- [What you will do]
Skip all pictures, then print the remaining material exactly.

- [Information shown]
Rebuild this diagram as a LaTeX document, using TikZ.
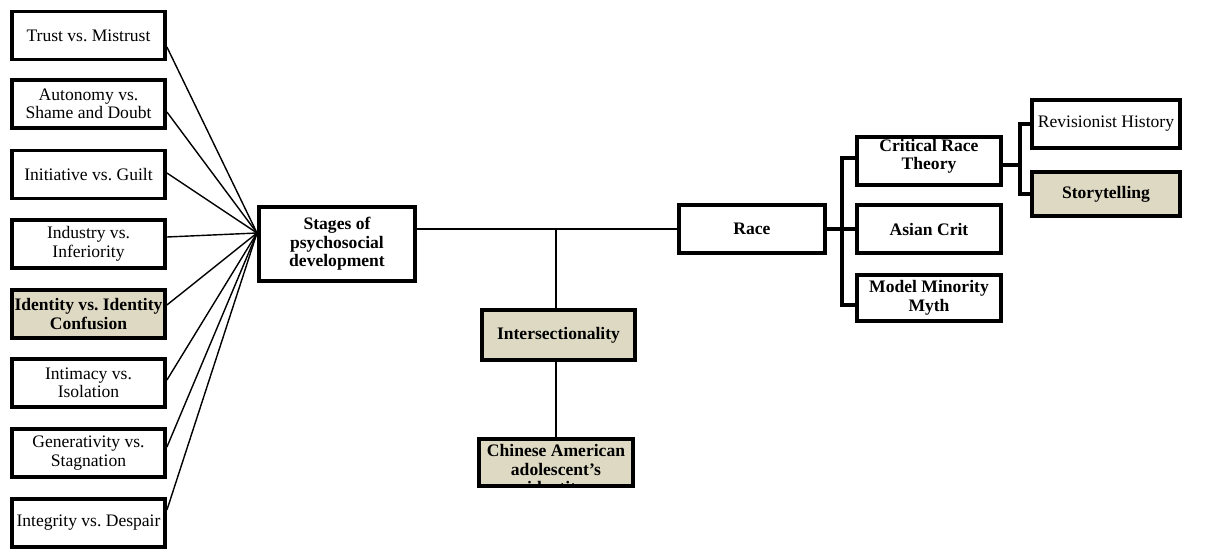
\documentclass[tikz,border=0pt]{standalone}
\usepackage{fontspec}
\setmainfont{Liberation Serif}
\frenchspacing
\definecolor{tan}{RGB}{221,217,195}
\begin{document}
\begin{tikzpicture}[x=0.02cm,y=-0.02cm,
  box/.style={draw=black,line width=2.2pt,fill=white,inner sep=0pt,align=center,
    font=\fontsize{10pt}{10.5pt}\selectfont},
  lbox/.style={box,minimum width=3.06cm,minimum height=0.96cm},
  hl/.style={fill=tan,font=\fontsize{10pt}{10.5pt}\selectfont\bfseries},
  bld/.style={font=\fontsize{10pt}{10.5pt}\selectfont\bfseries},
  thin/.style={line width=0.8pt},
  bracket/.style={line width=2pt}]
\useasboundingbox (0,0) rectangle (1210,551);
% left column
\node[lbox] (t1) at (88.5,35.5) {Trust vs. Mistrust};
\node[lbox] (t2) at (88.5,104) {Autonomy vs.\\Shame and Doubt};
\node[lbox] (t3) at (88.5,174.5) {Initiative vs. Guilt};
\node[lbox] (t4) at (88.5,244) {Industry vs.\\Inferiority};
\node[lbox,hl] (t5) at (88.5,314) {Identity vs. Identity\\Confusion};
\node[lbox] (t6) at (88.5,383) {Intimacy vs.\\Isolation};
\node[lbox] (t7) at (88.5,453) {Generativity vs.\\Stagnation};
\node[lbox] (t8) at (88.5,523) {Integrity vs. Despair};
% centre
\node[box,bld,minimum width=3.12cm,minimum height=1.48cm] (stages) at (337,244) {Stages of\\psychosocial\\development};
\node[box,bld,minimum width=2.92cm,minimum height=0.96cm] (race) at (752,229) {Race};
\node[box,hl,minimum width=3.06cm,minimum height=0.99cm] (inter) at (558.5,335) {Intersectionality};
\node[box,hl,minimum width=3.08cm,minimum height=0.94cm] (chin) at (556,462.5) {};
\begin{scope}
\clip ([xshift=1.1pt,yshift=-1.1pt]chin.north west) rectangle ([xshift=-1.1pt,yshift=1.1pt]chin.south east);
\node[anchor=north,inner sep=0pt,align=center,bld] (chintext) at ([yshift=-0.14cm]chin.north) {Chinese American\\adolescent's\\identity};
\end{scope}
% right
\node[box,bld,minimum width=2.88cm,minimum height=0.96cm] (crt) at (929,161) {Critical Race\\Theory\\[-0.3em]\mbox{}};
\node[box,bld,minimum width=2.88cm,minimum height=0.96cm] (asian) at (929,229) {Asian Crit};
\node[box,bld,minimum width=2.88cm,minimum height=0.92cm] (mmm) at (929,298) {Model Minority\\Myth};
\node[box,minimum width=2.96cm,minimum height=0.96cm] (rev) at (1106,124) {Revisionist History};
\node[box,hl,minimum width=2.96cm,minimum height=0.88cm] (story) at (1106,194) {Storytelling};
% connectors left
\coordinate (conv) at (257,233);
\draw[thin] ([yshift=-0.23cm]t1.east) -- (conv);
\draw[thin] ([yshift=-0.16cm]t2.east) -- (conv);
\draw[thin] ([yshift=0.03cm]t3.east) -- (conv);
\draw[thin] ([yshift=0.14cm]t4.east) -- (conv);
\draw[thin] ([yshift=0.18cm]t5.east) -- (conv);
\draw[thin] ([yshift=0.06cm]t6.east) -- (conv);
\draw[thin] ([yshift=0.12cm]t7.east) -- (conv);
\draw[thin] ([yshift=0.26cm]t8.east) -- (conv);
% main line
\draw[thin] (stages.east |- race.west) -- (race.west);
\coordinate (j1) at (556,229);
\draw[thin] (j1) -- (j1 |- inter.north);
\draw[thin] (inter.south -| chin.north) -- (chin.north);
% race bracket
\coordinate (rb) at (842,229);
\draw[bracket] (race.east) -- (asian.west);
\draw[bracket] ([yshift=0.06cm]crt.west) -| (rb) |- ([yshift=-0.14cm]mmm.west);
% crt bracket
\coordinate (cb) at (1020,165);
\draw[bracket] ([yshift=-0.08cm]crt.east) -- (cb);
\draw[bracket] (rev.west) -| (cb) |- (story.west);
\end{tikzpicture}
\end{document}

- [Written response]
Rebuild this diagram as a LaTeX document, using TikZ.
\documentclass[tikz,border=0pt]{standalone}
\usepackage{fontspec}
\setmainfont{Liberation Serif}
\frenchspacing
\definecolor{tan}{RGB}{221,217,195}
\begin{document}
\begin{tikzpicture}[x=0.02cm,y=-0.02cm,
  box/.style={draw=black,line width=2.2pt,fill=white,inner sep=0pt,align=center,
    font=\fontsize{10pt}{10.5pt}\selectfont},
  lbox/.style={box,minimum width=3.06cm,minimum height=0.96cm},
  hl/.style={fill=tan,font=\fontsize{10pt}{10.5pt}\selectfont\bfseries},
  bld/.style={font=\fontsize{10pt}{10.5pt}\selectfont\bfseries},
  thin/.style={line width=0.8pt},
  bracket/.style={line width=2pt}]
\useasboundingbox (0,0) rectangle (1210,551);
% left column
\node[lbox] (t1) at (88.5,35.5) {Trust vs. Mistrust};
\node[lbox] (t2) at (88.5,104) {Autonomy vs.\\Shame and Doubt};
\node[lbox] (t3) at (88.5,174.5) {Initiative vs. Guilt};
\node[lbox] (t4) at (88.5,244) {Industry vs.\\Inferiority};
\node[lbox,hl] (t5) at (88.5,314) {Identity vs. Identity\\Confusion};
\node[lbox] (t6) at (88.5,383) {Intimacy vs.\\Isolation};
\node[lbox] (t7) at (88.5,453) {Generativity vs.\\Stagnation};
\node[lbox] (t8) at (88.5,523) {Integrity vs. Despair};
% centre
\node[box,bld,minimum width=3.12cm,minimum height=1.48cm] (stages) at (337,244) {Stages of\\psychosocial\\development};
\node[box,bld,minimum width=2.92cm,minimum height=0.96cm] (race) at (752,229) {Race};
\node[box,hl,minimum width=3.06cm,minimum height=0.99cm] (inter) at (558.5,335) {Intersectionality};
\node[box,hl,minimum width=3.08cm,minimum height=0.94cm] (chin) at (556,462.5) {};
\begin{scope}
\clip ([xshift=1.1pt,yshift=-1.1pt]chin.north west) rectangle ([xshift=-1.1pt,yshift=1.1pt]chin.south east);
\node[anchor=north,inner sep=0pt,align=center,bld] (chintext) at ([yshift=-0.14cm]chin.north) {Chinese American\\adolescent's\\identity};
\end{scope}
% right
\node[box,bld,minimum width=2.88cm,minimum height=0.96cm] (crt) at (929,161) {Critical Race\\Theory\\[-0.3em]\mbox{}};
\node[box,bld,minimum width=2.88cm,minimum height=0.96cm] (asian) at (929,229) {Asian Crit};
\node[box,bld,minimum width=2.88cm,minimum height=0.92cm] (mmm) at (929,298) {Model Minority\\Myth};
\node[box,minimum width=2.96cm,minimum height=0.96cm] (rev) at (1106,124) {Revisionist History};
\node[box,hl,minimum width=2.96cm,minimum height=0.88cm] (story) at (1106,194) {Storytelling};
% connectors left
\coordinate (conv) at (257,233);
\draw[thin] ([yshift=-0.23cm]t1.east) -- (conv);
\draw[thin] ([yshift=-0.16cm]t2.east) -- (conv);
\draw[thin] ([yshift=0.03cm]t3.east) -- (conv);
\draw[thin] ([yshift=0.14cm]t4.east) -- (conv);
\draw[thin] ([yshift=0.18cm]t5.east) -- (conv);
\draw[thin] ([yshift=0.06cm]t6.east) -- (conv);
\draw[thin] ([yshift=0.12cm]t7.east) -- (conv);
\draw[thin] ([yshift=0.26cm]t8.east) -- (conv);
% main line
\draw[thin] (stages.east |- race.west) -- (race.west);
\coordinate (j1) at (556,229);
\draw[thin] (j1) -- (j1 |- inter.north);
\draw[thin] (inter.south -| chin.north) -- (chin.north);
% race bracket
\coordinate (rb) at (842,229);
\draw[bracket] (race.east) -- (asian.west);
\draw[bracket] ([yshift=0.06cm]crt.west) -| (rb) |- ([yshift=-0.14cm]mmm.west);
% crt bracket
\coordinate (cb) at (1020,165);
\draw[bracket] ([yshift=-0.08cm]crt.east) -- (cb);
\draw[bracket] (rev.west) -| (cb) |- (story.west);
\end{tikzpicture}
\end{document}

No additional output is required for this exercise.